My Choice

  Nancy
Missouri,  United States
 
  I am a living testimony of how choosing to terminate a child’s life through abortion can impact the life of a woman.  I was raised in a home with 5 younger siblings.  I married to escape the responsibility of caring for my 5 younger siblings.  I found myself at the age of 17, married, a mother of a 6 month old baby, and pregnant. I felt overwhelmed with the thought of having another baby to care for. The night before my abortion I had a dream that would be my nightmare for over 35 years.  I dreamed of a little girl walking through a field.  She came up to me and spoke straight into my face.  She said, “Mommy, please don’t kill me.”  I tried to back out of the abortion, but my husband said it was the best thing for me.  
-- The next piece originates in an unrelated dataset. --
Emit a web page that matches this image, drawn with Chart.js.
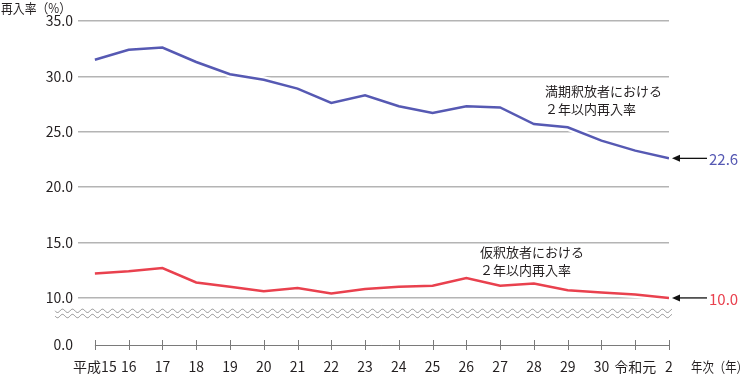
<!DOCTYPE html>
<html lang="ja">
<head>
<meta charset="UTF-8">
<title>2年以内再入率の推移</title>
<script src="https://cdn.jsdelivr.net/npm/chart.js@4"></script>
<style>
  html, body { margin: 0; padding: 0; background: #fff; }
  #wrap { width: 749px; height: 374px; position: relative; }
</style>
</head>
<body>
<div id="wrap"><canvas id="reentryChart"></canvas></div>
<script>
// 年次ラベル
const yearLabels = ['平成15', '16', '17', '18', '19', '20', '21', '22', '23', '24',
                    '25', '26', '27', '28', '29', '30', '令和元', '2'];

// 満期釈放者における2年以内再入率（%）
const fullTermRates = [31.5, 32.4, 32.6, 31.3, 30.2, 29.7, 28.9, 27.6, 28.3, 27.3,
                       26.7, 27.3, 27.2, 25.7, 25.4, 24.2, 23.3, 22.6];

// 仮釈放者における2年以内再入率（%）
const paroleRates = [12.2, 12.4, 12.7, 11.4, 11.0, 10.6, 10.9, 10.4, 10.8, 11.0,
                     11.1, 11.8, 11.1, 11.3, 10.7, 10.5, 10.3, 10.0];

// 縦軸の目盛り
const yTickValues = [10, 15, 20, 25, 30, 35];
// 軸の省略部分より下の位置（「0.0」と表示）
const yBreakValue = 5.75;

const FONT = "'Noto Sans CJK JP', 'Noto Sans', sans-serif";
const BLUE = '#5659b3';
const RED = '#e9414e';
const TEXT = '#231f20';

/**
 * 注記・矢印・省略線・横軸線を描くプラグイン
 */
const decorPlugin = {
    id: 'decor',
    afterDraw(chart) {
        const ctx = chart.ctx;
        const xs = chart.scales.x;
        const ys = chart.scales.y;
        const last = yearLabels.length - 1;

        ctx.save();

        // 縦軸タイトル
        ctx.fillStyle = TEXT;
        ctx.font = '13px ' + FONT;
        ctx.textAlign = 'left';
        ctx.textBaseline = 'middle';
        ctx.fillText('再入率（%）', 1, 8, 70);

        // 横軸タイトル
        ctx.font = '14px ' + FONT;
        ctx.fillText('年次（年）', 691, 367, 57);

        // 横軸の線と目盛り
        const axisY = ys.getPixelForValue(yBreakValue);
        ctx.strokeStyle = '#7a7a7a';
        ctx.lineWidth = 1;
        ctx.beginPath();
        ctx.moveTo(xs.getPixelForValue(0), axisY + 0.5);
        ctx.lineTo(xs.getPixelForValue(last), axisY + 0.5);
        for (let i = 0; i <= last; i++) {
            const px = Math.round(xs.getPixelForValue(i)) + 0.5;
            ctx.moveTo(px, axisY - 5);
            ctx.lineTo(px, axisY + 5);
        }
        ctx.stroke();

        // 省略線（波線2本）
        const waveCenter = ys.getPixelForValue(8.6);
        ctx.strokeStyle = '#8c8c8c';
        [-2.6, 2.6].forEach(function(off) {
            ctx.beginPath();
            for (let x = 55; x <= 672; x += 0.5) {
                const y = waveCenter + off + 1.7 * Math.sin((x - 55) / 10 * Math.PI * 2);
                if (x === 55) ctx.moveTo(x, y); else ctx.lineTo(x, y);
            }
            ctx.stroke();
        });

        // 系列名
        ctx.fillStyle = TEXT;
        ctx.font = '13px ' + FONT;
        ctx.textAlign = 'left';
        ctx.fillText('満期釈放者における', 545, 91);
        ctx.fillText('２年以内再入率', 545, 109);
        ctx.fillText('仮釈放者における', 480, 252);
        ctx.fillText('２年以内再入率', 480, 270);

        // 最新値の矢印とラベル
        drawArrowLabel(ctx, xs.getPixelForValue(last), ys.getPixelForValue(fullTermRates[last]),
                       fullTermRates[last], BLUE);
        drawArrowLabel(ctx, xs.getPixelForValue(last), ys.getPixelForValue(paroleRates[last]),
                       paroleRates[last], RED);

        ctx.restore();
    }
};

/**
 * 左向き矢印と数値を描く
 */
function drawArrowLabel(ctx, x, y, value, color) {
    const tip = x + 3;
    ctx.strokeStyle = '#111';
    ctx.fillStyle = '#111';
    ctx.lineWidth = 1.3;
    ctx.beginPath();
    ctx.moveTo(tip + 6, y);
    ctx.lineTo(tip + 35, y);
    ctx.stroke();
    ctx.beginPath();
    ctx.moveTo(tip, y);
    ctx.lineTo(tip + 8, y - 3.5);
    ctx.lineTo(tip + 8, y + 3.5);
    ctx.closePath();
    ctx.fill();

    ctx.fillStyle = color;
    ctx.font = '15px ' + FONT;
    ctx.textAlign = 'left';
    ctx.textBaseline = 'middle';
    ctx.fillText(value.toFixed(1), x + 40, y + 1);
}

const ctx = document.getElementById('reentryChart').getContext('2d');
const reentryChart = new Chart(ctx, {
    type: 'line',
    data: {
        datasets: [
            {
                label: '満期釈放者',
                data: fullTermRates.map((v, i) => ({ x: i, y: v })),
                borderColor: BLUE,
                borderWidth: 2.5,
                pointRadius: 0,
                order: 0
            },
            {
                label: '仮釈放者',
                data: paroleRates.map((v, i) => ({ x: i, y: v })),
                borderColor: RED,
                borderWidth: 2.5,
                pointRadius: 0,
                order: 0
            },
            // 線の白い縁取り
            {
                data: fullTermRates.map((v, i) => ({ x: i, y: v })),
                borderColor: '#ffffff',
                borderWidth: 7,
                pointRadius: 0,
                order: 1
            },
            {
                data: paroleRates.map((v, i) => ({ x: i, y: v })),
                borderColor: '#ffffff',
                borderWidth: 7,
                pointRadius: 0,
                order: 1
            }
        ]
    },
    options: {
        responsive: true,
        maintainAspectRatio: false,
        animation: false,
        layout: { padding: { top: 21, right: 80, bottom: 0, left: 0 } },
        plugins: {
            legend: { display: false },
            tooltip: { enabled: false }
        },
        scales: {
            x: {
                type: 'linear',
                min: -0.5,
                max: yearLabels.length - 1,
                afterBuildTicks(scale) {
                    scale.ticks = yearLabels.map((l, i) => ({ value: i }));
                },
                afterFit(scale) { scale.height = 29; },
                grid: { display: false, drawTicks: false },
                border: { display: false },
                ticks: {
                    autoSkip: false,
                    maxRotation: 0,
                    padding: 13,
                    color: TEXT,
                    font: { family: FONT, size: 14 },
                    callback: (value) => yearLabels[value]
                }
            },
            y: {
                min: yBreakValue,
                max: 35,
                afterBuildTicks(scale) {
                    scale.ticks = [yBreakValue].concat(yTickValues).map(v => ({ value: v }));
                },
                afterFit(scale) { scale.width = 78; },
                grid: {
                    drawTicks: false,
                    lineWidth: 1.5,
                    color: (c) => c.tick && c.tick.value === yBreakValue ? 'rgba(0,0,0,0)' : '#b4b4b4'
                },
                border: { display: false },
                ticks: {
                    padding: 5,
                    color: TEXT,
                    font: { family: FONT, size: 14 },
                    callback: (value) => value === yBreakValue ? '0.0' : value.toFixed(1)
                }
            }
        }
    },
    plugins: [decorPlugin]
});
</script>
</body>
</html>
During the abortion procedure I was told that a suction hose would be used, like that in a dentist office, to distract the tissue from my uterus.  The sound of a suction hose caused a fear so intense that I would have panic attacks when I went to the dentist.  
 
The choice I made to take the life of my child opened up a door of guilt, shame, pain, and grief.  I had two more boys. I never wanted my boys to feel that they were unwanted. I wore myself out trying to be the best mom.  I had a false sense of responsibility toward my children.  I took on the facade of being their “savior” for every life challenge they faced.  I deadened my failures with eating.  

I have attended a Surrendering the Secret class, and a Rachel’s Vineyard Retreat where I accepted forgiveness.  I stand before you a woman who by the grace of God is able to speak out against the lie that abortion is not harmful to women.  My “choice” is to be Silent No More.